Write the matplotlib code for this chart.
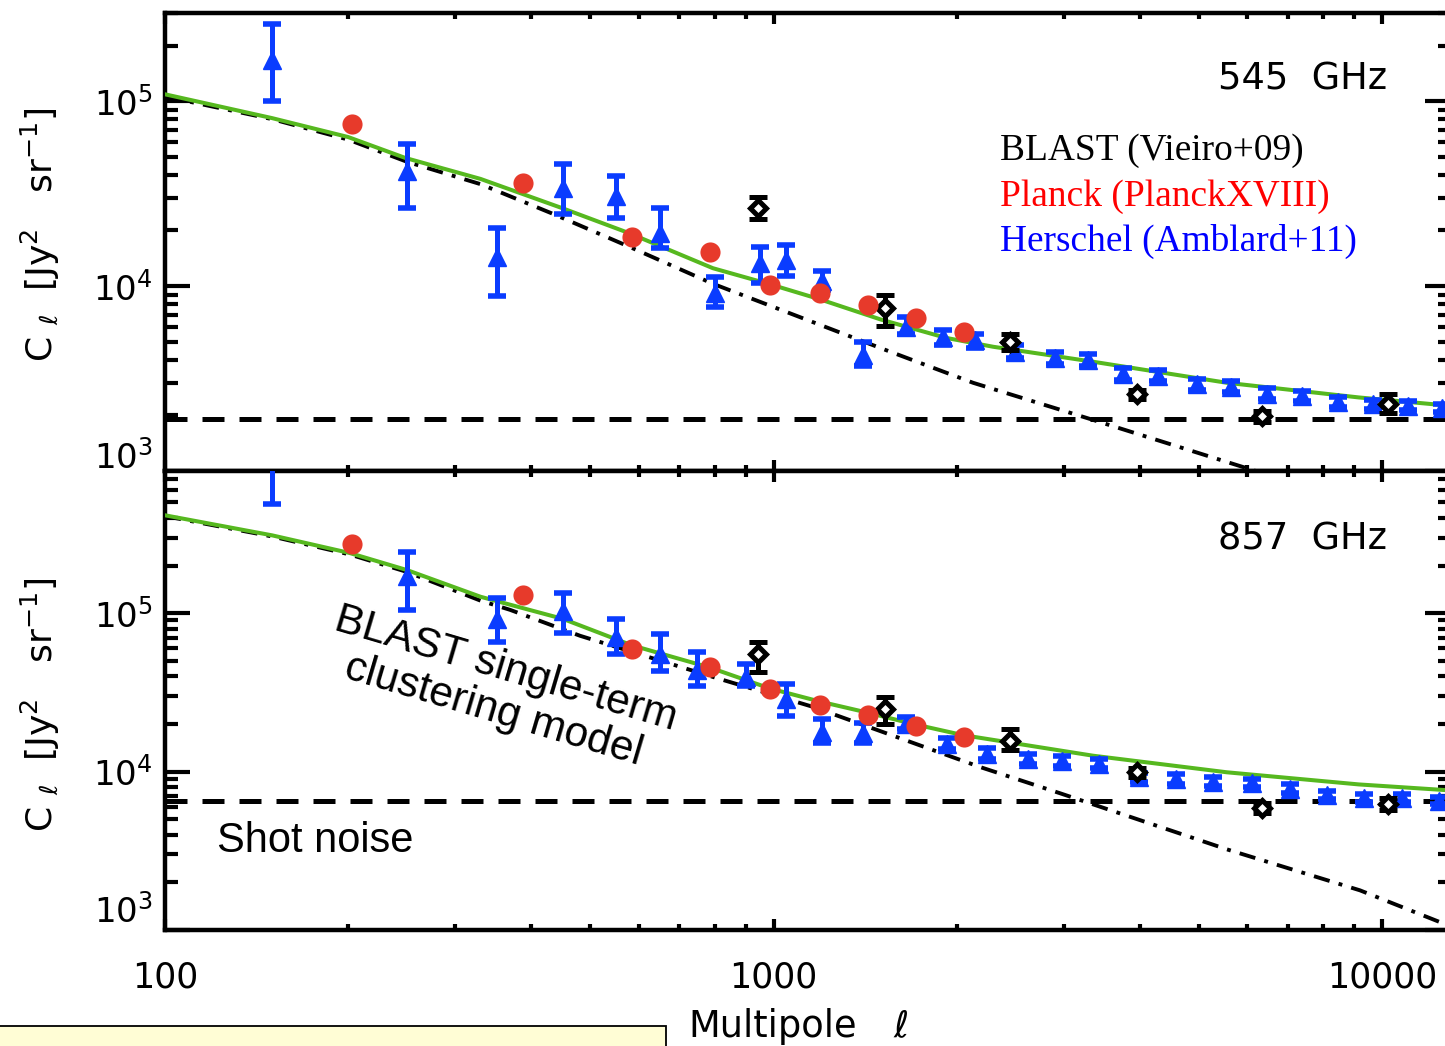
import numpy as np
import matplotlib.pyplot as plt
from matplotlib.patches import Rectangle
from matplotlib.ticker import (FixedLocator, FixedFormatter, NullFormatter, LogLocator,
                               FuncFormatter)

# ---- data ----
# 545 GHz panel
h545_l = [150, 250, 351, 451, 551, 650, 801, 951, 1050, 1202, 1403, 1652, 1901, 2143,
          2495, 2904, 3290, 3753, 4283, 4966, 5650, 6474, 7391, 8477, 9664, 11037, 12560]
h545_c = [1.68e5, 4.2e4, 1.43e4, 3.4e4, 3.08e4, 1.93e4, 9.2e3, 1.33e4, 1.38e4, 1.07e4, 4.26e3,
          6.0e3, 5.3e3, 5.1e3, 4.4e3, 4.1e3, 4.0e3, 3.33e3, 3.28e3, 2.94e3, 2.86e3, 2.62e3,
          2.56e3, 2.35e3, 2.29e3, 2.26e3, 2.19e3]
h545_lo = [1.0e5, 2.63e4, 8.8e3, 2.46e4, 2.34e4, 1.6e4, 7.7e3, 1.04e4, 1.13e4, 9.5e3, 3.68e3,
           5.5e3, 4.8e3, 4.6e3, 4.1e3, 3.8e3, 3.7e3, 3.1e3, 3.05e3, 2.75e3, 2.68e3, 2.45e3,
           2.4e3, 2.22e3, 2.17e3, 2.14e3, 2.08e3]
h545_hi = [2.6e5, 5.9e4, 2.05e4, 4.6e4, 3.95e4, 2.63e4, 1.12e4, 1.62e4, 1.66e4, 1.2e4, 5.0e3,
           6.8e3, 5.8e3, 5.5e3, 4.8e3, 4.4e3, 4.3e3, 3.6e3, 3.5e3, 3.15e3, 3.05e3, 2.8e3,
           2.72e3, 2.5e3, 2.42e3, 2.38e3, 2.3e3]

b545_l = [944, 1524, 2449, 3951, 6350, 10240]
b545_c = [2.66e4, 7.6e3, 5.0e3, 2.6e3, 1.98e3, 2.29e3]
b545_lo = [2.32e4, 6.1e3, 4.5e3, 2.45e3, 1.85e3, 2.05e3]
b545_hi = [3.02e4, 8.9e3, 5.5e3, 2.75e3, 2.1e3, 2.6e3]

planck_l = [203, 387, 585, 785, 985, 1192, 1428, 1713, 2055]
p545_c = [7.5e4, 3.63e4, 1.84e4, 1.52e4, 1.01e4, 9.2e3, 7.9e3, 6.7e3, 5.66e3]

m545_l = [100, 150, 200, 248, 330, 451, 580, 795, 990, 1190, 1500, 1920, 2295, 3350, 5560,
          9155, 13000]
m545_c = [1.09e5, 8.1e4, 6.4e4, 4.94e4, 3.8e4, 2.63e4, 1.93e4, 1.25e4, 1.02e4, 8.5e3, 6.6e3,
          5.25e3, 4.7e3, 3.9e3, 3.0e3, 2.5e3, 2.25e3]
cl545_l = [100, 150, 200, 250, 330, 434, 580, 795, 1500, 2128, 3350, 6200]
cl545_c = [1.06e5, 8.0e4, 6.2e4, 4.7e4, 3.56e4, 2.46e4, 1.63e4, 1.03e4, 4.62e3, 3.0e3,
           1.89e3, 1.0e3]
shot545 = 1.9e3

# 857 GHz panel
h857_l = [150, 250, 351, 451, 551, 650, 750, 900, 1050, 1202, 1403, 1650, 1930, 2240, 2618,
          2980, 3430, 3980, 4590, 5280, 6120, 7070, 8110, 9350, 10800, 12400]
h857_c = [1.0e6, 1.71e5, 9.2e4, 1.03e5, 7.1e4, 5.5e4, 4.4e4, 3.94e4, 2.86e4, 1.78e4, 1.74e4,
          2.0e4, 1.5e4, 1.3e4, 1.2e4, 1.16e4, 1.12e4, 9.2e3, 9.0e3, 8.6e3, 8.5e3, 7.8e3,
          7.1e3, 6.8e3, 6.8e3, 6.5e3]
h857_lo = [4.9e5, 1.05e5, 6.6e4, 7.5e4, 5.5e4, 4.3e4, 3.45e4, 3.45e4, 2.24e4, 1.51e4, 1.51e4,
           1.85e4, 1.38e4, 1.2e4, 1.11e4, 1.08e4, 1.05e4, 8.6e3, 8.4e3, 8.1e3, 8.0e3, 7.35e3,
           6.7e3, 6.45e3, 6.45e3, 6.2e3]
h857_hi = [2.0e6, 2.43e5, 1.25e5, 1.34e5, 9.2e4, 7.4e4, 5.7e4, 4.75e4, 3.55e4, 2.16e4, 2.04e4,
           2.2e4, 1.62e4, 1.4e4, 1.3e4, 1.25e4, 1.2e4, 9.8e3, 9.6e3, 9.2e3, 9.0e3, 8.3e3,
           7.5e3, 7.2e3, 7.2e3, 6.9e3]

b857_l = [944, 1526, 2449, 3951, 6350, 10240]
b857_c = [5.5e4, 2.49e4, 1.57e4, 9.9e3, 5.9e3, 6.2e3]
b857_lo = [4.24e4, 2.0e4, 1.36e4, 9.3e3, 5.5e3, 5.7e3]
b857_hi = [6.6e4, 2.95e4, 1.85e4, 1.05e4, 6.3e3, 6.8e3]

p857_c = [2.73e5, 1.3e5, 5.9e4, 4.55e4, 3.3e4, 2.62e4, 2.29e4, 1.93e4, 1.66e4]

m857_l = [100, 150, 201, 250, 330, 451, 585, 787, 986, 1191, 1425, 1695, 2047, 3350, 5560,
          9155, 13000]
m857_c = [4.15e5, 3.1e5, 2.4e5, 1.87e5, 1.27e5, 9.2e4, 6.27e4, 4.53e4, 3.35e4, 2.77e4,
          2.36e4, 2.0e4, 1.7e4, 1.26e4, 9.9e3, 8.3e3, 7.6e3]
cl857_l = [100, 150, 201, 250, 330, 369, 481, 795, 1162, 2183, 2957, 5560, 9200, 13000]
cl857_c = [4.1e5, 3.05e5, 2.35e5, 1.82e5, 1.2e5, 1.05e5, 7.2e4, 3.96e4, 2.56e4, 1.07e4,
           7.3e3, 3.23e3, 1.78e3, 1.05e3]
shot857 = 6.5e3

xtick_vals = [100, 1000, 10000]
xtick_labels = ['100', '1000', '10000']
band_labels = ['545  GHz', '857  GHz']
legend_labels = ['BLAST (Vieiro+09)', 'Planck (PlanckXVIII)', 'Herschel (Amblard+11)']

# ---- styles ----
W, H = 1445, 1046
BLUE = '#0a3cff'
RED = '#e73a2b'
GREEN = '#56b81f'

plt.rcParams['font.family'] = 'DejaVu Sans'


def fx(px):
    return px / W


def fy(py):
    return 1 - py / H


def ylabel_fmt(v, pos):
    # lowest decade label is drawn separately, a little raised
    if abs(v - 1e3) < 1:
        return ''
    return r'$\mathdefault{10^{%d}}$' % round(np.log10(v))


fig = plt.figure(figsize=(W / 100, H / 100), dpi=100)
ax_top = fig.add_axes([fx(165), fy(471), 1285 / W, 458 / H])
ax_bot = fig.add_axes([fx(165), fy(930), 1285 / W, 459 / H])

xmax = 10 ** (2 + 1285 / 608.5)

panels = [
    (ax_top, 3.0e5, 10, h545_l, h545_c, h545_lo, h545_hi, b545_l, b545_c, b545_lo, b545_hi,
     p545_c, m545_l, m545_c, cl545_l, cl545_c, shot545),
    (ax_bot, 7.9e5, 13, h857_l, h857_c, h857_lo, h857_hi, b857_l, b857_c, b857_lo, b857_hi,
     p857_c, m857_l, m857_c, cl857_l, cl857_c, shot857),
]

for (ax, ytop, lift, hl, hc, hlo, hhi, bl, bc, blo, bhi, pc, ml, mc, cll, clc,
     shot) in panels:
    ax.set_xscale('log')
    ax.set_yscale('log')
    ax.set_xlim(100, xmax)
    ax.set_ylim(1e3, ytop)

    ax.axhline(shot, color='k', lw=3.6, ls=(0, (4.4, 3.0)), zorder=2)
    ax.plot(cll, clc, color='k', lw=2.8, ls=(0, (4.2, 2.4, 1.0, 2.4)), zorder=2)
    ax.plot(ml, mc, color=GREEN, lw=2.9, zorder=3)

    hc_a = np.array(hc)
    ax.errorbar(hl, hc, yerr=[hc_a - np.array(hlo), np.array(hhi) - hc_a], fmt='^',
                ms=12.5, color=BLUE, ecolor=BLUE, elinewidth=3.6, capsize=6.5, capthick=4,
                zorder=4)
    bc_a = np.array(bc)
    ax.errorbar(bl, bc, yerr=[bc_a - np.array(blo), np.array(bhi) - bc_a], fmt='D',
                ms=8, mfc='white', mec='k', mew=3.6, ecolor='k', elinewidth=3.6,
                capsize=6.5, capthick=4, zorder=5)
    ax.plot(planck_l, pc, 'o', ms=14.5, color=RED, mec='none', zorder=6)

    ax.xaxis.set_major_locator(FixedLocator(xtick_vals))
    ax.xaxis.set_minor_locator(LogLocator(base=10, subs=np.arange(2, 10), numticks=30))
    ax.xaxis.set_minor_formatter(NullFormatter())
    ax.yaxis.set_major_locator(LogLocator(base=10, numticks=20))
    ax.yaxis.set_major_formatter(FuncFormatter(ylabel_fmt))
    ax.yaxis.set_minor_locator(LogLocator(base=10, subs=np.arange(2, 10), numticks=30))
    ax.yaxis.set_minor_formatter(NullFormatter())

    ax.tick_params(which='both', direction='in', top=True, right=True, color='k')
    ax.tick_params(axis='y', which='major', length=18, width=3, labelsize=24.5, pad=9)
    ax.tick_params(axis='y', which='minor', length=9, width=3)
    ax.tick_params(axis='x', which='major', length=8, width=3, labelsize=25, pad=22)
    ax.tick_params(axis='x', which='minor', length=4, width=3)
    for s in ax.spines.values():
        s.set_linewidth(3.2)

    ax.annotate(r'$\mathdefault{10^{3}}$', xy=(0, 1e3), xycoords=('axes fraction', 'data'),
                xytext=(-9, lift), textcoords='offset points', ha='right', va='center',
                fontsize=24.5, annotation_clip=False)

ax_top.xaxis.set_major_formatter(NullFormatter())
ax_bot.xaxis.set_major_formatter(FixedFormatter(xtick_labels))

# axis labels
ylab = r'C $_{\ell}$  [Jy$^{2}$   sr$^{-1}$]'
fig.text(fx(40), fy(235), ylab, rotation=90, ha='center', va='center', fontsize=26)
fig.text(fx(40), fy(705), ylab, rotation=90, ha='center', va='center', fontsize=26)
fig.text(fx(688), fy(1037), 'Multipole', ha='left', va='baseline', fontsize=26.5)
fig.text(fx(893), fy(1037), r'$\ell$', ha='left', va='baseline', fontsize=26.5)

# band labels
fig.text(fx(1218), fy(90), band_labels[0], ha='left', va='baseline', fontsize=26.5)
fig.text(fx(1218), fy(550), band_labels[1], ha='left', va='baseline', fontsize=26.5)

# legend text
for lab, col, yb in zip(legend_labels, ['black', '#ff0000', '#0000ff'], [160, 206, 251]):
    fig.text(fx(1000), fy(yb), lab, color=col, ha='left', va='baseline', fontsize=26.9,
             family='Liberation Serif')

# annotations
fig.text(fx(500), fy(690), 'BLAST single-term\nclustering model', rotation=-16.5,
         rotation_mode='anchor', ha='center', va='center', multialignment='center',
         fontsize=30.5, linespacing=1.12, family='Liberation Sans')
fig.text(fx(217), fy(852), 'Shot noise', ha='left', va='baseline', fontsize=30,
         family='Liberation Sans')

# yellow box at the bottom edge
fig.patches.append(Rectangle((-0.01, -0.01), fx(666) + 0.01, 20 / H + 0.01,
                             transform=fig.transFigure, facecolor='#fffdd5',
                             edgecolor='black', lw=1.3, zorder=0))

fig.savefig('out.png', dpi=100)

* * * *

§ **BRIEF**:
Pictures excluded, repeat exactly the lines from the top of the material through the line with "FuncFormatter)", including both of those lines.

§ **TASK RESPONSE**:
Write the matplotlib code for this chart.
import numpy as np
import matplotlib.pyplot as plt
from matplotlib.patches import Rectangle
from matplotlib.ticker import (FixedLocator, FixedFormatter, NullFormatter, LogLocator,
                               FuncFormatter)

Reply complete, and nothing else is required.